In 2025, global crypto regulation entered a phase of normalization. This change is not reflected in a single law or regulatory event, but rather in a fundamental shift in the industry's overall "survival assumptions." For many years prior, the crypto market operated in a highly uncertain institutional environment. The core issue was not growth or efficiency, but rather "whether the industry was allowed to exist." Regulatory uncertainty was considered part of the systemic risk, and capital often had to reserve an additional risk premium for potential compliance shocks, enforcement risks, and policy reversals before entering the market. Entering 2025, this long-standing problem was addressed for the first time. As major jurisdictions in Europe, the US, and the Asia-Pacific region gradually established relatively clear and enforceable regulatory frameworks, market focus shifted from "whether it can exist" to "how to expand its scale while remaining compliant." This shift has profoundly impacted capital behavior, business models, and asset pricing logic.

The clarification of regulations has significantly lowered the institutional barriers for institutions entering the crypto market. For institutional capital, uncertainty itself is a cost, and regulatory ambiguity often implies unquantifiable tail risks. In 2025, as key aspects such as stablecoins, ETFs, custody, and trading platforms were gradually brought under clear regulatory oversight, institutions were finally able to assess the risks and returns of crypto assets within existing compliance and risk control frameworks. This change does not mean that regulation has become lax, but rather predictable. Predictability itself is a prerequisite for large-scale capital entry. Once regulatory boundaries are clear, institutions can absorb these constraints through internal processes, legal structures, and risk models, rather than treating them as "uncontrollable variables." As a result, more long-term capital began to enter the market systematically, with both depth of participation and scale of allocation increasing simultaneously, and crypto assets gradually being incorporated into a broader asset allocation system. More importantly, the normalization of regulation has changed the competitive logic at the enterprise and protocol levels.

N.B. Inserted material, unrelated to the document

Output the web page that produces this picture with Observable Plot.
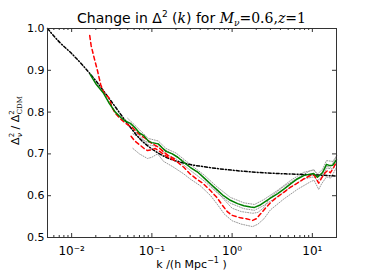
<!DOCTYPE html>
<html><head><meta charset="utf-8">
<script src="https://cdn.jsdelivr.net/npm/d3@7"></script>
<script src="https://cdn.jsdelivr.net/npm/@observablehq/plot@0.6"></script>
<style>body{margin:0;background:#fff}</style>
</head><body><div id="chart"></div>
<script>
// Theory (black dash-dot)
const kTheory = [0.005,0.007,0.01,0.014,0.02,0.03,0.05,0.07,0.1,0.15,0.25,0.5,1,2,5,10,20];
const yTheory = [1.0,0.968,0.940,0.910,0.875,0.830,0.772,0.737,0.712,0.692,0.678,0.668,0.661,0.656,0.652,0.650,0.647];

// Green (solid)
const kGreen = [0.017,0.02,0.025,0.029,0.035,0.041,0.047,0.054,0.062,0.07,0.08,0.091,0.1,0.12,0.135,0.15,0.18,0.21,0.26,0.3,0.38,0.45,0.54,0.65,0.78,0.95,1.17,1.4,1.7,1.9,2.2,2.5,3.0,3.7,4.5,5.4,6.5,7.8,9,10.4,11.6,12.5,13.4,15,16.5,18,20];
const yGreen = [0.890,0.868,0.845,0.823,0.800,0.787,0.778,0.773,0.762,0.750,0.743,0.730,0.727,0.724,0.714,0.706,0.700,0.692,0.677,0.668,0.655,0.642,0.628,0.614,0.600,0.589,0.581,0.576,0.573,0.572,0.577,0.584,0.594,0.605,0.617,0.629,0.640,0.648,0.651,0.653,0.644,0.650,0.655,0.675,0.672,0.673,0.686];

// Red dashed, large box (low k)
const kRed1 = [0.0168,0.0175,0.019,0.021,0.023,0.025,0.027,0.029,0.032,0.035,0.04,0.047,0.057,0.066,0.075,0.083,0.1,0.12,0.14,0.16,0.2];
const yRed1 = [0.983,0.959,0.931,0.899,0.866,0.848,0.840,0.835,0.811,0.797,0.785,0.773,0.763,0.751,0.742,0.737,0.725,0.716,0.705,0.696,0.686];

// Red dashed, small box
const kRed2 = [0.055,0.062,0.07,0.08,0.088,0.1,0.11,0.125,0.15,0.18,0.21,0.25,0.3,0.36,0.43,0.54,0.65,0.75,0.87,1.0,1.27,1.5,1.8,2.0,2.25,2.6,3.0,3.6,4.4,5.3,6.5,7.8,9.4,10.5,11.2,12,13,14.6,15.5,16.8,18.5,20];
const yRed2 = [0.742,0.730,0.722,0.713,0.708,0.710,0.713,0.706,0.695,0.687,0.680,0.668,0.652,0.640,0.630,0.612,0.595,0.578,0.562,0.553,0.547,0.545,0.541,0.545,0.556,0.570,0.583,0.596,0.608,0.620,0.630,0.640,0.648,0.650,0.640,0.630,0.642,0.656,0.660,0.655,0.668,0.682];

// Grey dotted error bands
const kRedBand = [0.058,0.07,0.088,0.1,0.118,0.14,0.18,0.25,0.3,0.4,0.54,0.65,0.8,1.0,1.3,1.8,2.1,2.5,3.0,4.4,6.5,9.4,10.5,12,13,15,17,20];
const yRedLo = [0.713,0.700,0.689,0.692,0.700,0.682,0.670,0.652,0.640,0.624,0.600,0.580,0.556,0.540,0.532,0.526,0.532,0.545,0.566,0.592,0.615,0.633,0.637,0.615,0.628,0.645,0.642,0.668];
const yRedHi = [0.748,0.738,0.728,0.727,0.724,0.712,0.700,0.683,0.668,0.652,0.625,0.610,0.590,0.570,0.562,0.558,0.560,0.572,0.597,0.622,0.642,0.660,0.662,0.645,0.655,0.670,0.668,0.695];
const kGreenBand = [0.05,0.07,0.09,0.12,0.15,0.2,0.3,0.45,0.65,0.95,1.4,1.9,2.5,3.7,5.4,7.8,10.4,11.6,13.4,15,18,20];
const yGreenHi = [0.785,0.758,0.737,0.731,0.713,0.702,0.675,0.649,0.621,0.596,0.583,0.579,0.591,0.613,0.637,0.656,0.661,0.652,0.663,0.684,0.682,0.695];
const yGreenLo = [0.768,0.743,0.722,0.717,0.699,0.688,0.661,0.635,0.607,0.582,0.569,0.565,0.577,0.598,0.621,0.640,0.645,0.636,0.647,0.666,0.664,0.678];

// Ticks
const xMajor = [0.01,0.1,1,10];
const xMinor = [0.005,0.006,0.007,0.008,0.009,0.02,0.03,0.04,0.05,0.06,0.07,0.08,0.09,0.2,0.3,0.4,0.5,0.6,0.7,0.8,0.9,2,3,4,5,6,7,8,9,20];
const yMajor = [0.5,0.6,0.7,0.8,0.9,1.0];

const rows = (ks, ys, s) => ks.map((k, i) => ({k, v: ys[i], s}));
const bands = [
  ...rows(kRedBand, yRedLo, "rl"), ...rows(kRedBand, yRedHi, "rh"),
  ...rows(kGreenBand, yGreenLo, "gl"), ...rows(kGreenBand, yGreenHi, "gh")
];
const supMap = {"-":"⁻","0":"⁰","1":"¹","2":"²","3":"³"};
const fmtPow = d => "10" + String(Math.round(Math.log10(d))).split("").map(c => supMap[c]).join("");

const W = 374, H = 280, mL = 47, mR = 38, mT = 28, mB = 43;
const pw = W - mL - mR, ph = H - mT - mB;

const plot = Plot.plot({
  width: W, height: H, marginLeft: mL, marginRight: mR, marginTop: mT, marginBottom: mB,
  style: {fontFamily: "DejaVu Sans", fontSize: "11px", background: "#fff", color: "#000"},
  x: {type: "log", domain: [0.005, 20]},
  y: {domain: [0.5, 1.0]},
  marks: [
    Plot.line(bands, {x: "k", y: "v", z: "s", stroke: "#999", strokeWidth: 1, strokeDasharray: "1,1.5"}),
    Plot.line(rows(kTheory, yTheory, "t"), {x: "k", y: "v", stroke: "#000", strokeWidth: 1.5, strokeDasharray: "3,2,1,2", curve: "monotone-x"}),
    Plot.line(rows(kRed1, yRed1, "r1"), {x: "k", y: "v", stroke: "#ff0000", strokeWidth: 1.5, strokeDasharray: "4,3"}),
    Plot.line(rows(kRed2, yRed2, "r2"), {x: "k", y: "v", stroke: "#ff0000", strokeWidth: 1.5, strokeDasharray: "4,3"}),
    Plot.line(rows(kGreen, yGreen, "g"), {x: "k", y: "v", stroke: "#008000", strokeWidth: 1.5}),
    Plot.frame({stroke: "#333", strokeWidth: 1}),
    Plot.tickX(xMajor, {x: d => d, insetTop: ph - 4, stroke: "#333"}),
    Plot.tickX(xMajor, {x: d => d, insetBottom: ph - 4, stroke: "#333"}),
    Plot.tickX(xMinor, {x: d => d, insetTop: ph - 2, stroke: "#333"}),
    Plot.tickX(xMinor, {x: d => d, insetBottom: ph - 2, stroke: "#333"}),
    Plot.tickY(yMajor, {y: d => d, insetRight: pw - 4, stroke: "#333"}),
    Plot.tickY(yMajor, {y: d => d, insetLeft: pw - 4, stroke: "#333"}),
    Plot.axisX({ticks: xMajor, tickSize: 0, tickPadding: 9, tickFormat: fmtPow, label: null, fontSize: 12}),
    Plot.axisY({ticks: yMajor, tickSize: 0, tickPadding: 3, tickFormat: d3.format(".1f"), label: null, fontSize: 11})
  ]
});

const svg = d3.select(plot);
// Title
const t = svg.append("text").attr("x", mL + pw / 2).attr("y", 23).attr("text-anchor", "middle")
  .attr("font-family", "DejaVu Sans").attr("font-size", 14).attr("fill", "#000");
t.append("tspan").text("Change in Δ");
t.append("tspan").attr("font-size", 9).attr("dy", -6).text("2");
t.append("tspan").attr("dy", 6).text(" (");
t.append("tspan").attr("font-family", "DejaVu Serif").attr("font-style", "italic").text("k");
t.append("tspan").text(") for ");
t.append("tspan").attr("font-family", "DejaVu Serif").attr("font-style", "italic").text("M");
t.append("tspan").attr("font-family", "DejaVu Serif").attr("font-style", "italic").attr("font-size", 9).attr("dy", 3).text("ν");
t.append("tspan").attr("font-family", "DejaVu Serif").attr("dy", -3).text("=0.6,");
t.append("tspan").attr("font-family", "DejaVu Serif").attr("font-style", "italic").text("z");
t.append("tspan").attr("font-family", "DejaVu Serif").text("=1");

// Y label
const yl = svg.append("text").attr("transform", `translate(19,${mT + ph / 2 - 12}) rotate(-90)`)
  .attr("text-anchor", "middle").attr("font-family", "DejaVu Sans").attr("font-size", 11).attr("fill", "#000");
yl.append("tspan").text("Δ");
yl.append("tspan").attr("font-size", 7).attr("dy", -5).text("2");
yl.append("tspan").attr("font-size", 7).attr("font-style", "italic").attr("dx", -4).attr("dy", 8).text("ν");
yl.append("tspan").attr("dy", -3).text(" / Δ");
yl.append("tspan").attr("font-size", 7).attr("dy", -5).text("2");
yl.append("tspan").attr("font-size", 7).attr("font-family", "DejaVu Serif").attr("dx", -4).attr("dy", 8).text("CDM");

// X label
const xl = svg.append("text").attr("x", mL + pw / 2).attr("y", 268).attr("text-anchor", "middle")
  .attr("font-family", "DejaVu Sans").attr("font-size", 11).attr("fill", "#000");
xl.append("tspan").text("k /(h Mpc");
xl.append("tspan").attr("font-size", 8).attr("dy", -5).text("−1");
xl.append("tspan").attr("dy", 5).text(" )");

document.getElementById("chart").append(plot);
</script>
</body></html>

The profound impact of normalized regulation lies in its reshaping of industry organization. As compliance requirements are gradually implemented in issuance, trading, custody, and settlement, the crypto industry is showing a stronger trend towards centralization and platformization. More products are choosing to complete their issuance and distribution on regulated platforms, and trading activities are concentrating on venues with licenses and compliance infrastructure. This trend does not mean the disappearance of the decentralized concept, but rather that the "entry point" for capital formation and flow is being reorganized. Token issuance is gradually evolving from disordered peer-to-peer sales to more procedural and standardized operations closer to traditional capital markets, forming a new form of "Internet capital marketization." In this system, issuance, disclosure, lock-up periods, distribution, and secondary market liquidity are more closely integrated, and market participants' expectations of risk and return are becoming more stable. This change in industry organization is directly reflected in the adjustment of asset valuation methods. In previous cycles, crypto asset valuations relied heavily on narrative strength, user growth, and TVL (Total Value Limit), while consideration of institutional and legal factors was relatively limited. After 2026, with regulation becoming a quantifiable constraint, valuation models began to introduce new dimensions. Regulatory capital requirements, compliance costs, legal structure stability, reserve transparency, and accessibility of compliant distribution channels are gradually becoming important variables affecting asset prices. In other words, the market is beginning to impose a "regulatory premium" or "regulatory discount" on different projects and platforms. Entities that can operate efficiently within a compliant framework and internalize regulatory requirements as operational advantages are often able to obtain funding at lower capital costs; while models that rely on regulatory arbitrage or regulatory ambiguity face the risk of valuation compression or even marginalization.

IV. Conclusion

The turning point for the crypto market in 2025 was essentially due to three simultaneous events: the migration of funds from retail to institutional investors, the formation of an on-chain dollar system (stablecoins + RWA) from narrative to reality, and the implementation of normalized regulations from a gray area. These three factors collectively propelled crypto from a "high-volatility speculative asset" to a "modelable financial infrastructure." Looking ahead to 2026, research and investment should focus on three core variables: the strength of the transmission of macroeconomic interest rates and liquidity to crypto, the quality stratification of on-chain dollars and the sustainability of real returns, and the institutional moat formed by compliance costs and distribution capabilities. In this new paradigm, the winners will not be the projects with the best storytelling, but rather the infrastructure and assets that can continuously expand under the constraints of capital, returns, and regulations.